Dios había mandado a Israel mensajeros para suplicarle que volviese a su obediencia. Si hubiese escuchado estos llamamientos, si se hubiese apartado de Baal y regresado al Dios viviente, Elías no habría anunciado castigos. Pero las advertencias que podrían haber sido un sabor de vida para vida, habían resultado para ellos un sabor de muerte para muerte. Su orgullo había quedado herido; su ira despertada contra los mensajeros; y ahora consideraban con odio intenso al profeta Elías. Si hubiese caído en sus manos, con gusto le habrían entregado a Jezabel, como si al silenciar su voz pudieran impedir que sus palabras se cumpliesen. Frente a la calamidad, se obstinaron en su idolatría. Así aumentaron la culpa que había atraído sobre la tierra los juicios del Cielo.

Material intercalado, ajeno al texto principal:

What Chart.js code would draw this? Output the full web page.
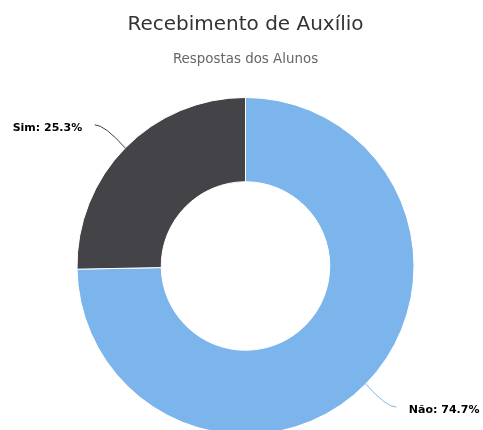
<!DOCTYPE html>
<html>
<head>
<meta charset="utf-8">
<script src="https://cdn.jsdelivr.net/npm/chart.js@4"></script>
<style>
  html, body { margin: 0; padding: 0; overflow: hidden; background: #fff; }
  canvas { display: block; }
</style>
</head>
<body>
<canvas id="chartCanvas" width="483" height="440"></canvas>
<script>
const categories = ['Não', 'Sim'];
const percentages = [74.7, 25.3];
const sliceColors = ['#7cb5ec', '#434348'];

// draws "Name: xx.x%" labels with soft connectors, like the reference
const pieLabels = {
  id: 'pieLabels',
  afterDatasetsDraw(chart) {
    const ctx = chart.ctx;
    const meta = chart.getDatasetMeta(0);
    ctx.save();
    ctx.font = 'bold 11px "DejaVu Sans"';
    ctx.textBaseline = 'middle';
    meta.data.forEach((arc, i) => {
      const mid = (arc.startAngle + arc.endAngle) / 2;
      const r = arc.outerRadius;
      const polar = rr => ({ x: arc.x + rr * Math.cos(mid), y: arc.y + rr * Math.sin(mid) });
      const sign = Math.cos(mid) >= 0 ? 1 : -1;
      const p0 = polar(r);
      const a = polar(r + 33);
      const end = { x: a.x + sign * 7, y: a.y };
      ctx.strokeStyle = sliceColors[i];
      ctx.lineWidth = 1;
      ctx.beginPath();
      ctx.moveTo(p0.x, p0.y);
      ctx.quadraticCurveTo(end.x - sign * 10, end.y, end.x, end.y);
      ctx.stroke();
      ctx.fillStyle = '#000';
      ctx.textAlign = sign > 0 ? 'left' : 'right';
      ctx.fillText(categories[i] + ': ' + percentages[i].toFixed(1) + '%', end.x + sign * 12.5, end.y + 3);
    });
    ctx.restore();
  }
};

const ctx = document.getElementById('chartCanvas').getContext('2d');
const myChart = new Chart(ctx, {
  type: 'doughnut',
  data: {
    labels: categories,
    datasets: [{
      data: percentages,
      backgroundColor: sliceColors,
      borderColor: '#ffffff',
      borderWidth: 1,
      hoverOffset: 0
    }]
  },
  options: {
    responsive: false,
    animation: false,
    cutout: '50%',
    layout: { padding: { top: 13.1, bottom: 5, left: 8, right: 0 } },
    plugins: {
      legend: { display: false },
      tooltip: { enabled: false },
      title: {
        display: true,
        text: 'Recebimento de Auxílio',
        color: '#333333',
        font: { family: 'DejaVu Sans', size: 20, weight: 'normal', lineHeight: 1.2 },
        padding: { top: 0, bottom: 14.3 }
      },
      subtitle: {
        display: true,
        text: 'Respostas dos Alunos',
        color: '#666666',
        font: { family: 'DejaVu Sans', size: 13.4, weight: 'normal', lineHeight: 1.2 },
        padding: { top: 0, bottom: 29.5 }
      }
    }
  },
  plugins: [pieLabels]
});
</script>
</body>
</html>
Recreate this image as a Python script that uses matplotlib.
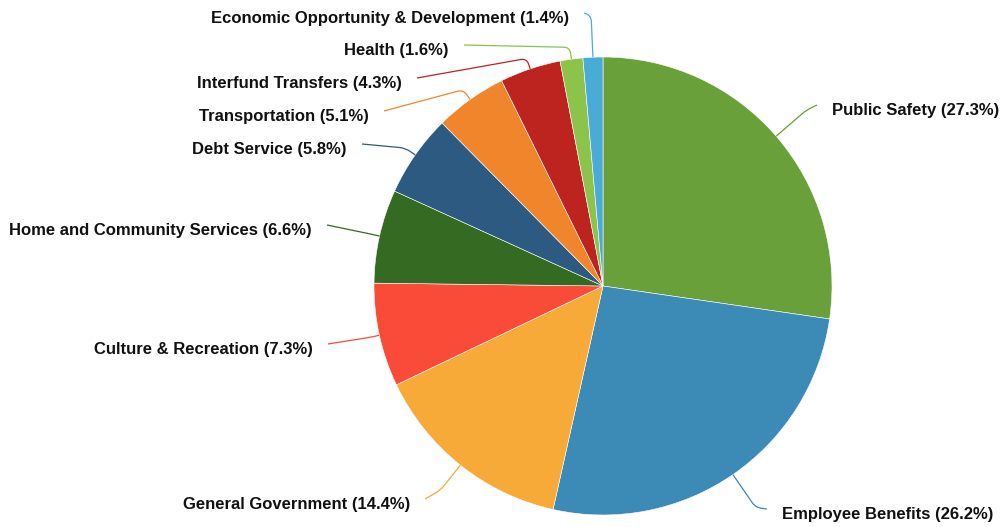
import numpy as np
import matplotlib.pyplot as plt
from matplotlib.path import Path
from matplotlib.patches import PathPatch

# Budget share by function (percent), in drawing order (clockwise from 12 o'clock)
categories = [
    "Public Safety",
    "Employee Benefits",
    "General Government",
    "Culture & Recreation",
    "Home and Community Services",
    "Debt Service",
    "Transportation",
    "Interfund Transfers",
    "Health",
    "Economic Opportunity & Development",
]
shares = [27.3, 26.2, 14.4, 7.3, 6.6, 5.8, 5.1, 4.3, 1.6, 1.4]
colors = [
    "#6aa03a", "#3c8ab6", "#f7aa37", "#f94b37", "#346a22",
    "#2c5a80", "#f1852b", "#bd231f", "#8cc34b", "#4aaad8",
]

# label placement in pixel space (x, y from top), alignment, and elbow distance
label_pos = [
    (832, 109, "left", 40),
    (782, 513, "left", 40),
    (410, 503, "right", 32),
    (313, 348, "right", 10),
    (312, 229, "right", 10),
    (347, 148, "right", 12),
    (369, 115, "right", 12),
    (402, 82, "right", 11),
    (449, 49, "right", 12),
    (569, 17, "right", 42),
]

W, H = 1001, 527
cx, cy, R = 603, H - 286, 229

plt.rcParams["font.family"] = ["Liberation Sans", "DejaVu Sans"]

fig = plt.figure(figsize=(W / 100, H / 100), dpi=100)
ax = fig.add_axes([0, 0, 1, 1])

ax.pie(shares, colors=colors, startangle=90, counterclock=False,
       center=(cx, cy), radius=R,
       wedgeprops=dict(edgecolor="white", linewidth=0.4))

ax.set_xlim(0, W)
ax.set_ylim(0, H)
ax.set_aspect("equal")
ax.axis("off")


def leader(a, b, c, color, rnd=6.0):
    a, b, c = map(np.asarray, (a, b, c))
    ab = a - b
    cb = c - b
    la, lc = np.hypot(*ab), np.hypot(*cb)
    r = min(rnd, la * 0.9, lc * 0.9)
    p1 = b + ab / la * r if la > 0 else b
    p2 = b + cb / lc * r if lc > 0 else b
    verts = [a, p1, b, p2, c]
    codes = [Path.MOVETO, Path.LINETO, Path.CURVE3, Path.CURVE3, Path.LINETO]
    ax.add_patch(PathPatch(Path(verts, codes), fill=False,
                           edgecolor=color, linewidth=0.9))


cum = 0.0
for name, val, col, (tx, ty, ha, d) in zip(categories, shares, colors, label_pos):
    mid = (cum + val / 2) / 100 * 2 * np.pi
    cum += val
    ux, uy = np.sin(mid), np.cos(mid)
    a = (cx + R * ux, cy + R * uy)
    b = (cx + (R + d) * ux, cy + (R + d) * uy)
    ex = tx - 15 if ha == "left" else tx + 15
    c = (ex, H - ty + 4)
    leader(a, b, c, col)
    ax.text(tx, H - ty - 1.5, f"{name} ({val}%)", ha=ha, va="center",
            fontsize=12, fontweight="bold", color="#111111")

fig.savefig("out.png", dpi=100)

Sólo había un remedio para el castigado Israel, y consistía en que se apartase de los pecados que habían atraído sobre él la mano castigadora del Todopoderoso, y que se volviese al Señor de todo su corazón. Se le había hecho esta promesa: “Si yo cerrare los cielos, que no haya lluvia, y si mandare a la langosta que consuma la tierra, o si enviare pestilencia a mi pueblo; si se humillare mi pueblo, sobre los cuales mi nombre es invocado, y oraren, y buscaren mi rostro, y se convirtieren de sus malos caminos; entonces yo oiré desde los cielos, y perdonaré sus pecados, y sanaré su tierra.” 2 Crónicas 7:13, 14. Con el fin de obtener este resultado bienaventurado, Dios continuaba privándolos de rocío y lluvia hasta que se produjese una reforma decidida.